In July, the head of the U.S. Central Intelligence Agency said he was not optimistic about the future of Syria remaining one country.
“I don’t know whether or not Syria can be put back together again,” John Brennan said.
The discussions on dividing the country are based on several scenarios. One of them calls for forming a Kurdish entity in northern Syria, and another area that stretches from Damascus to Latakia and which falls under the regime’s rule.
The third scenario would be a Kurdish state in the North, a Sunni entity in central Syria that stretches to the east, an Alawite state on the coast and a Druze entity in the South. With such a plan, Damascus and Homs would be placed under the rule of the Alawite state.
However, not all scenarios are clear. They face two major obstacles – first the rejection of the opposition forces to divide Syria and second fears that granting Kurds their own entity would raise the objections of Turkey and Iran.

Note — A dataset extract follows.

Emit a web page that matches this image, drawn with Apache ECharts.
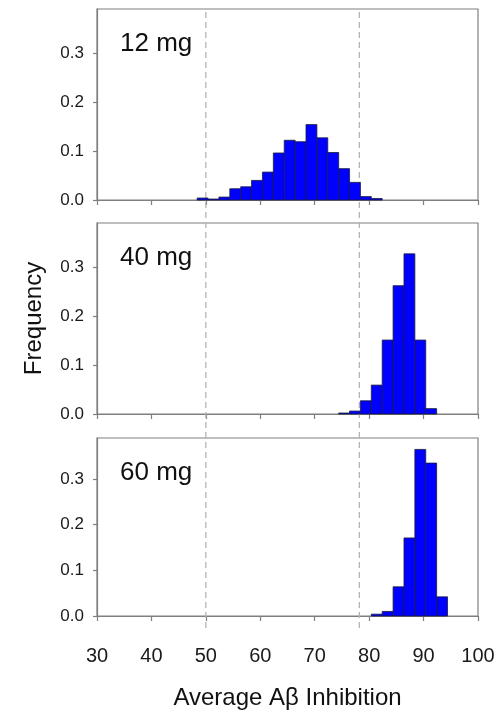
<!DOCTYPE html>
<html>
<head>
<meta charset="utf-8">
<script src="https://cdn.jsdelivr.net/npm/echarts@6/dist/echarts.min.js"></script>
<style>
html, body { margin: 0; padding: 0; background: #fff; }
#main { width: 502px; height: 711px; }
</style>
</head>
<body>
<div id="main"></div>
<script>
// panel names
var doses = ['12 mg', '40 mg', '60 mg'];

// bin edges (Average Abeta inhibition, %)
var edges12 = [48.4, 50.4, 52.4, 54.4, 56.4, 58.4, 60.4, 62.4, 64.4, 66.4, 68.4, 70.4, 72.4, 74.4, 76.4, 78.4, 80.4, 82.4];
var edges40 = [74.4, 76.4, 78.4, 80.4, 82.4, 84.4, 86.4, 88.4, 90.4, 92.4];
var edges60 = [80.4, 82.4, 84.4, 86.4, 88.4, 90.4, 92.4, 94.4];

// frequencies, one per bin
var freq12 = [0.004, 0.002, 0.006, 0.023, 0.027, 0.040, 0.057, 0.096, 0.122, 0.119, 0.154, 0.127, 0.097, 0.064, 0.036, 0.007, 0.003];
var freq40 = [0.002, 0.006, 0.027, 0.059, 0.151, 0.262, 0.327, 0.151, 0.011];
var freq60 = [0.004, 0.010, 0.064, 0.171, 0.365, 0.335, 0.042];

// reference lines (dashed)
var refLines = [50, 78.2];

// tick values
var xTicks = [30, 40, 50, 60, 70, 80, 90, 100];
var yTicks = [0, 0.1, 0.2, 0.3];

var FONT = 'Liberation Sans, Arial, sans-serif';
var AXIS_COLOR = '#7f7f7f';

//把边界和频率拼成 [左, 右, 值]
function toBins(edges, freq) {
	var out = [];
	for (var i = 0; i < freq.length; i++) {
		out.push([edges[i], edges[i + 1], freq[i]]);
	}
	return out;
}

function renderBar(params, api) {
	var p0 = api.coord([api.value(0), api.value(2)]);
	var p1 = api.coord([api.value(1), 0]);
	return {
		type: 'rect',
		shape: { x: p0[0], y: p0[1], width: p1[0] - p0[0], height: p1[1] - p0[1] },
		style: { fill: '#0000ff', stroke: '#1a1a3a', lineWidth: 0.8 }
	};
}

function renderRef(params, api) {
	var p0 = api.coord([api.value(0), 0]);
	var p1 = api.coord([api.value(0), 1]);
	return {
		type: 'line',
		shape: { x1: p0[0], y1: p0[1], x2: p1[0], y2: p1[1] },
		style: { stroke: '#b4b4b4', lineWidth: 1.3, lineDash: [6, 4] }
	};
}

var tops = [9, 223, 438];
var panelH = 191;
var grids = [], xAxes = [], yAxes = [], series = [], titles = [];
var allBins = [toBins(edges12, freq12), toBins(edges40, freq40), toBins(edges60, freq60)];

for (var i = 0; i < 3; i++) {
	grids.push({
		left: 97, right: 24, top: tops[i], height: panelH,
		show: true, borderColor: AXIS_COLOR, borderWidth: 1.2, backgroundColor: 'transparent'
	});
	xAxes.push({
		type: 'value', gridIndex: i, min: 30, max: 100, interval: 10,
		splitLine: { show: false },
		axisLine: { show: true, lineStyle: { color: AXIS_COLOR, width: 1.2 } },
		axisTick: { show: true, length: 5, lineStyle: { color: AXIS_COLOR, width: 1.2 }, customValues: xTicks },
		axisLabel: {
			show: i == 2, margin: 30, fontSize: 20, color: '#1a1a1a', fontFamily: FONT,
			customValues: xTicks
		},
		name: i == 2 ? 'Average A\u03b2 Inhibition' : '',
		nameLocation: 'middle', nameGap: 70,
		nameTextStyle: { fontSize: 24, color: '#111', fontFamily: FONT }
	});
	yAxes.push({
		type: 'value', gridIndex: i, min: 0, max: 0.39,
		splitLine: { show: false },
		axisLine: { show: true, lineStyle: { color: AXIS_COLOR, width: 1.2 } },
		axisTick: { show: true, length: 4, lineStyle: { color: AXIS_COLOR, width: 1.2 }, customValues: yTicks },
		axisLabel: {
			margin: 13, fontSize: 17, color: '#1a1a1a', fontFamily: FONT,
			customValues: yTicks,
			formatter: function (v) { return v.toFixed(1); }
		},
		name: i == 1 ? 'Frequency' : '',
		nameLocation: 'middle', nameGap: 51, nameRotate: 90,
		nameTextStyle: { fontSize: 24, color: '#111', fontFamily: FONT }
	});
	series.push({
		type: 'custom', xAxisIndex: i, yAxisIndex: i,
		renderItem: renderBar,
		encode: { x: [0, 1], y: 2 },
		data: allBins[i],
		z: 2
	});
	titles.push({
		text: doses[i], left: 120, top: tops[i] + 22, padding: 0,
		textStyle: { fontSize: 26, fontWeight: 'normal', color: '#111', fontFamily: FONT }
	});
}

// 覆盖三个面板的隐藏坐标系，画虚线
grids.push({ left: 97, right: 24, top: 9, height: 619 });
xAxes.push({ type: 'value', gridIndex: 3, min: 30, max: 100, show: false });
yAxes.push({ type: 'value', gridIndex: 3, min: 0, max: 1, show: false });
series.push({
	type: 'custom', xAxisIndex: 3, yAxisIndex: 3,
	renderItem: renderRef,
	encode: { x: 0 },
	data: refLines.map(function (v) { return [v]; }),
	z: 1
});

var myChart = echarts.init(document.getElementById('main'));
myChart.setOption({
	animation: false,
	title: titles,
	grid: grids,
	xAxis: xAxes,
	yAxis: yAxes,
	series: series
});
</script>
</body>
</html>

The obstacles have grown amid differences between the U.S. and Russia – the two main countries directly involved in finding a solution to the Syrian war – over the fate of Assad.
Added to that is a sign that the Assad regime, following talks between Iranian and Turkish officials last week and five meetings between Syrian officials with a Turkish leader, rejects the establishment of an area with Kurdish influence.
A high-ranking Kurdish source told Asharq Al-Awsat newspaper that Russia “has not taken any negative stance towards the Kurds.”
The source stressed that the Turkish-Iranian rapprochement had caused the Assad regime to reject the formation of the Kurdish entity in northern Syria.
“The regime and Turkey are frustrated by the achievements we have made in Manbij and our advance towards al-Bab and Reef Aleppo,” he said.
Several months ago, Russian Deputy Foreign Minister Sergei Ryabkov said Syria could become a federal state if that model works in the country.
His statement was in harmony with Brennan’s remarks on the future plan to have federalism in Syria.
It seems that not only the Kurds would benefit from such a plan but also Alawites, who are seeking the protection of Russia.
Yet, despite the ambitions of several factions to have federalism in Syria, George Sabra, a Syrian opposition official, said that discussions about the issue “are unrealistic.”
“The entire Syrian population and not just a few factions should participate” in such a process, he said.
“Discussions on the future of Syria as a central state or as federations can only be made when the country is returned to the Syrian people and only when the regime, which has been ruling it for the past 50 years, is ousted,” he said.
“The Syrian people did not rise (against the regime five years ago) to establish federalism,” Sabra stressed. “It rose against the regime to establish democracy as part of a united Syria.”
“I don’t think that the Druze, Christians, Sunnis, Alawites, Kurds and Assyrians would be able to enjoy democracy in sectarian mini-states, cantons and federations,” he added.
Sabra lamented that transforming the Syrian crisis into a regional and international battle where the interests of states are intertwined, has stopped the different sides from reaching a political solution.
“The solution has become regional and international. It is no longer made in Syria,” he said.
Despite the converging views on federalism, the solution to the country’s crisis is mainly linked to deals between the U.S. and Russia, which continue to disagree on vital issues such as the fate of Assad in post-war Syria.